電気料金の値上がりはとくに深刻だ。現在の制度では、燃料費が増加すると料金に自動的に転嫁されるような仕組みになっているため、円安による輸入燃料の値上がりは、自動的に電気料金に転嫁される。
電気はあらゆる経済活動で用いられるので、その価格上昇は生活と産業活動を圧迫する。産業活動の中では製造業が電気を比較的大量に使用するため、大きな影響を受ける。
また、円安にもかかわらず、貿易赤字は拡大している。7月の貿易赤字は、ついに1兆円を突破した。現在の状況が続くと、所得収支の黒字で貿易赤字とサービス収支赤字をカバーできず、経常収支が赤字になる可能性を否定できなくなった。
他方、輸出数量はここ数カ月増加はしているものの、これまでの落ち込みの反動にすぎない。7月の輸出数量指数は、やっと12年9月の値に戻った程度だ。自動車の輸出が好調というが、7月の輸出台数の対前年比を見ると、自動車全体で0.2%にすぎず、乗用車はマイナス0.7%だ。欧州経済は持ち直す可能性があるが、中国経済の行方は、依然として混沌としている。Jカーブ効果でこれから輸出が増えるという見方には賛同できない(本連載の第20回を参照)。

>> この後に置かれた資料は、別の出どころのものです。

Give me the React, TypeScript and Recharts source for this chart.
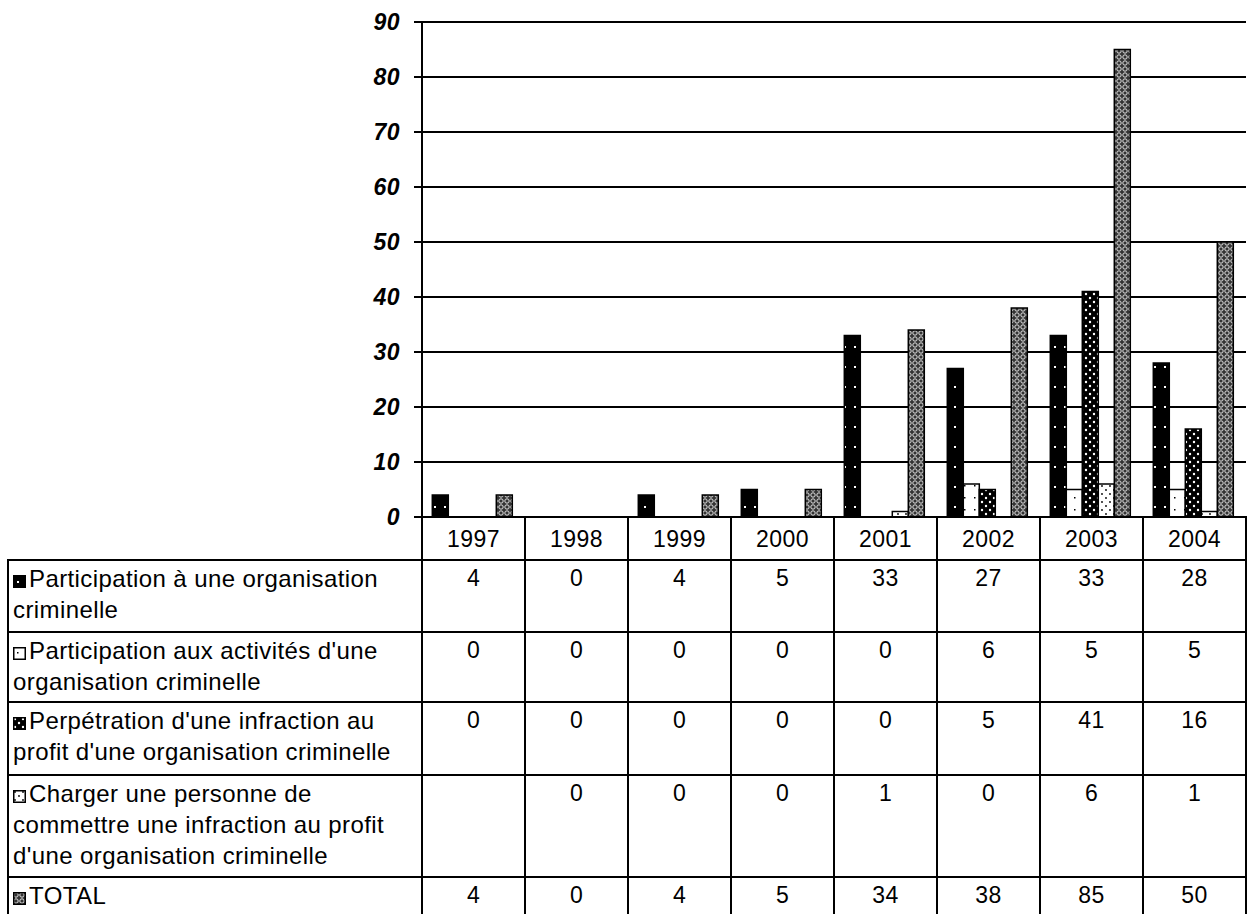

これまでは、消費税の駆け込み需要で住宅建設が増加し、1月の大型補正予算による公共事業の増加があった。こうした需要はいずれフェードアウトする。「設備投資に動意が見られる」という指摘があるが、4~6月期のGDP統計では、実質設備投資の減少が依然として続いていることが明らかになった。

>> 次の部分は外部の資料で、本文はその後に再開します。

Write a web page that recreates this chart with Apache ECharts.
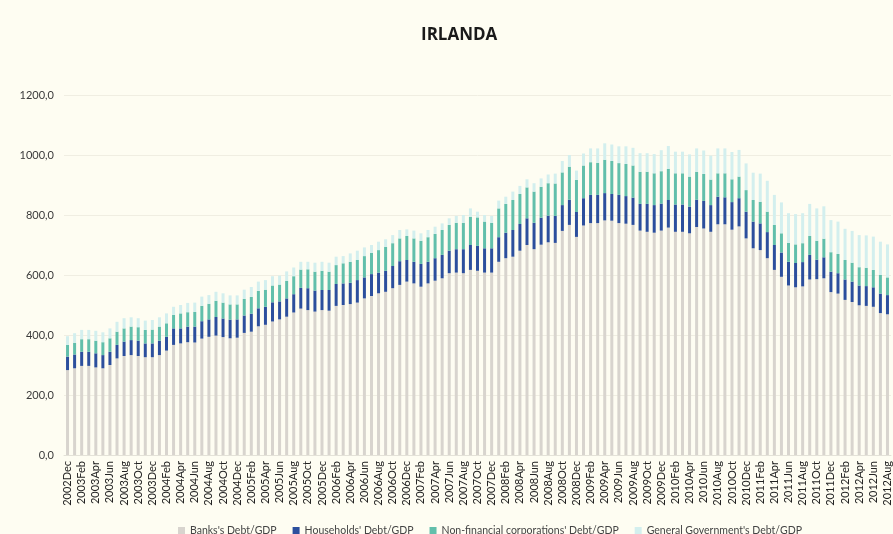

ドイツ連邦銀行が8月の月報で、アベノミクスについて批判的な分析を公表したと報道された。「一時的に成長を押し上げるが、中期的には景気への効果はつかの間のものであることがはっきりする」というものだ。13年にはGDP成長率を1.25%押し上げるが、15年にはマイナスの効果になるとした。
こうして、日本経済は、経済活動が伸びない一方で物価が上昇するというスタグフレーションに突入しつつある。しかも、この状況は、日本政府の経済政策でコントロールできない状態だ。なぜなら、日本経済の命運を決める為替レートが、ヘッジファンドなどの円安投機で動く状態になっているからだ。